>>>

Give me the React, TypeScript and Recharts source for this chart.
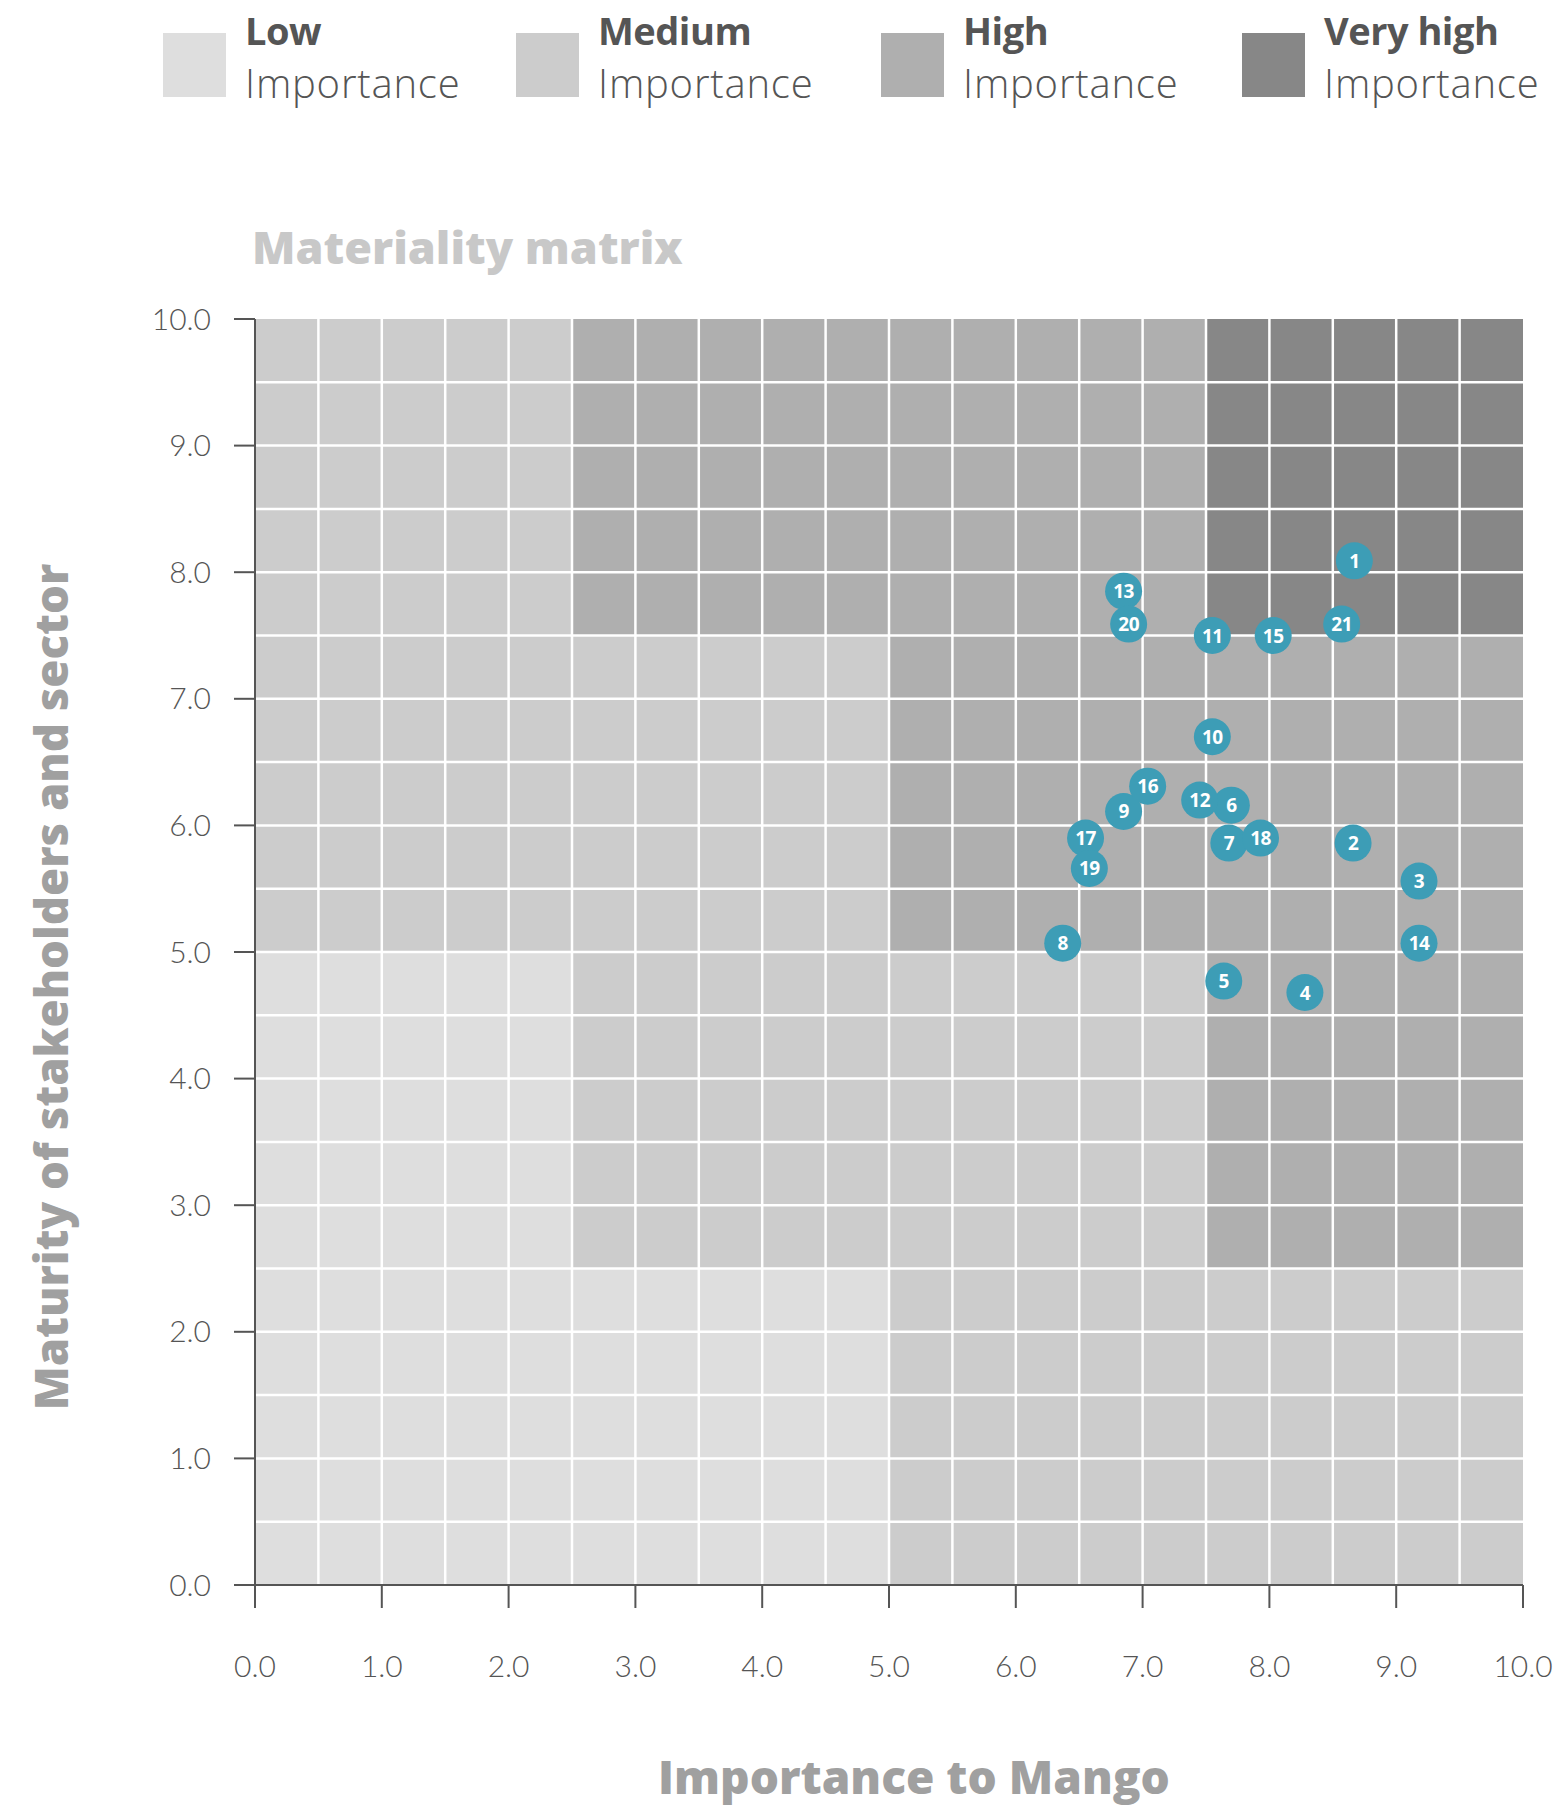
import React from "react";
import {
  ScatterChart,
  Scatter,
  XAxis,
  YAxis,
  ReferenceArea,
  ReferenceLine,
} from "recharts";

// topics 1..21
const topicIds = [
  "1", "2", "3", "4", "5", "6", "7", "8", "9", "10", "11",
  "12", "13", "14", "15", "16", "17", "18", "19", "20", "21",
];
const importanceToMango = [
  8.67, 8.66, 9.18, 8.28, 7.64, 7.7, 7.68, 6.37, 6.85, 7.55, 7.55,
  7.45, 6.85, 9.18, 8.03, 7.04, 6.55, 7.93, 6.58, 6.89, 8.57,
];
const stakeholderMaturity = [
  8.09, 5.86, 5.56, 4.68, 4.77, 6.16, 5.86, 5.07, 6.11, 6.7, 7.5,
  6.2, 7.85, 5.07, 7.5, 6.31, 5.9, 5.9, 5.66, 7.59, 7.59,
];

const axisTicks = [0, 1, 2, 3, 4, 5, 6, 7, 8, 9, 10];
const gridSteps = [0.5, 1, 1.5, 2, 2.5, 3, 3.5, 4, 4.5, 5, 5.5, 6, 6.5, 7, 7.5, 8, 8.5, 9, 9.5];

const bandEdges = [0, 2.5, 5, 7.5, 10];
// rows from bottom (maturity 0-2.5) to top, columns left to right
const bandLevels = [
  ["Low", "Low", "Medium", "Medium"],
  ["Low", "Medium", "Medium", "High"],
  ["Medium", "Medium", "High", "High"],
  ["Medium", "High", "High", "Very high"],
];

const levelNames = ["Low", "Medium", "High", "Very high"];
const levelColors: Record<string, string> = {
  Low: "#dedede",
  Medium: "#cccccc",
  High: "#afafaf",
  "Very high": "#878787",
};
const legendX = [163, 516, 881, 1242];

const points = topicIds.map((id, i) => ({
  id,
  x: importanceToMango[i],
  y: stakeholderMaturity[i],
}));

const bands: { x1: number; x2: number; y1: number; y2: number; level: string }[] = [];
bandLevels.forEach((row, r) =>
  row.forEach((level, c) =>
    bands.push({
      x1: bandEdges[c],
      x2: bandEdges[c + 1],
      y1: bandEdges[r],
      y2: bandEdges[r + 1],
      level,
    })
  )
);

const textGrey = "#555555";
const FONT = "Lato, 'Open Sans', sans-serif";
const HEAVY = "'Open Sans', Lato, sans-serif";

const Bubble = (props: any) => {
  const { cx, cy, payload } = props;
  if (cx == null || cy == null) return null;
  return (
    <g>
      <circle cx={cx} cy={cy} r={18.5} fill="#3d9db6" />
      <text
        x={cx}
        y={cy}
        dy={7}
        textAnchor="middle"
        fill="#ffffff"
        fontSize={19}
        fontWeight={700}
        fontFamily={HEAVY}
        letterSpacing={-0.5}
      >
        {payload.id}
      </text>
    </g>
  );
};

const fmt = (v: number) => v.toFixed(1);

export default function App() {
  return (
    <div
      style={{
        position: "absolute",
        left: 0,
        top: 0,
        width: 1553,
        height: 1808,
        background: "#fff",
        fontFamily: FONT,
      }}
    >
      <ScatterChart
        width={1553}
        height={1808}
        margin={{ top: 319, right: 30, bottom: 123, left: 155 }}
      >
        {bands.map((b, i) => (
          <ReferenceArea
            key={`band-${i}`}
            x1={b.x1}
            x2={b.x2}
            y1={b.y1}
            y2={b.y2}
            fill={levelColors[b.level]}
            fillOpacity={1}
            stroke="none"
          />
        ))}
        {gridSteps.map((v) => (
          <ReferenceLine key={`vx-${v}`} x={v} stroke="#ffffff" strokeWidth={2.5} />
        ))}
        {gridSteps.map((v) => (
          <ReferenceLine key={`hy-${v}`} y={v} stroke="#ffffff" strokeWidth={2.5} />
        ))}
        <XAxis
          type="number"
          dataKey="x"
          domain={[0, 10]}
          ticks={axisTicks}
          tickFormatter={fmt}
          height={100}
          tickSize={23}
          tickMargin={48}
          axisLine={{ stroke: textGrey, strokeWidth: 2 }}
          tickLine={{ stroke: textGrey, strokeWidth: 2 }}
          tick={{ fill: textGrey, fontSize: 30, fontWeight: 300, fontFamily: FONT }}
        />
        <YAxis
          type="number"
          dataKey="y"
          domain={[0, 10]}
          ticks={axisTicks}
          tickFormatter={fmt}
          width={100}
          tickSize={21}
          tickMargin={23}
          axisLine={{ stroke: textGrey, strokeWidth: 2 }}
          tickLine={{ stroke: textGrey, strokeWidth: 2 }}
          tick={{ fill: textGrey, fontSize: 30, fontWeight: 300, fontFamily: FONT }}
        />
        <Scatter data={points} shape={Bubble} isAnimationActive={false} />
      </ScatterChart>

      <svg
        width={1553}
        height={1808}
        style={{ position: "absolute", left: 0, top: 0, pointerEvents: "none" }}
      >
        {levelNames.map((name, i) => (
          <g key={name}>
            <rect x={legendX[i]} y={33} width={63} height={64} fill={levelColors[name]} />
            <text
              x={legendX[i] + 82}
              y={45}
              fill={textGrey}
              fontSize={38}
              fontWeight={700}
              fontFamily={HEAVY}
              letterSpacing={-0.5}
            >
              {name}
            </text>
            <text
              x={legendX[i] + 82}
              y={98}
              fill={textGrey}
              fontSize={40}
              fontWeight={300}
              fontFamily={HEAVY}
              letterSpacing={0.8}
            >
              Importance
            </text>
          </g>
        ))}
        <text x={252} y={264} fill="#c8c8c8" fontSize={45} fontWeight={800} fontFamily={HEAVY}>
          Materiality matrix
        </text>
        <text
          x={914}
          y={1794}
          textAnchor="middle"
          fill="#a0a0a0"
          fontSize={46}
          fontWeight={800}
          fontFamily={HEAVY}
        >
          Importance to Mango
        </text>
        <text
          transform="translate(68, 987) rotate(-90)"
          textAnchor="middle"
          fill="#a0a0a0"
          fontSize={45.5}
          fontWeight={800}
          fontFamily={HEAVY}
        >
          Maturity of stakeholders and sector
        </text>
      </svg>
    </div>
  );
}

<<<

Written request: Search the data above for the string "React" and return every line that has it.

Answer to this problem:
Give me the React, TypeScript and Recharts source for this chart.
import React from "react";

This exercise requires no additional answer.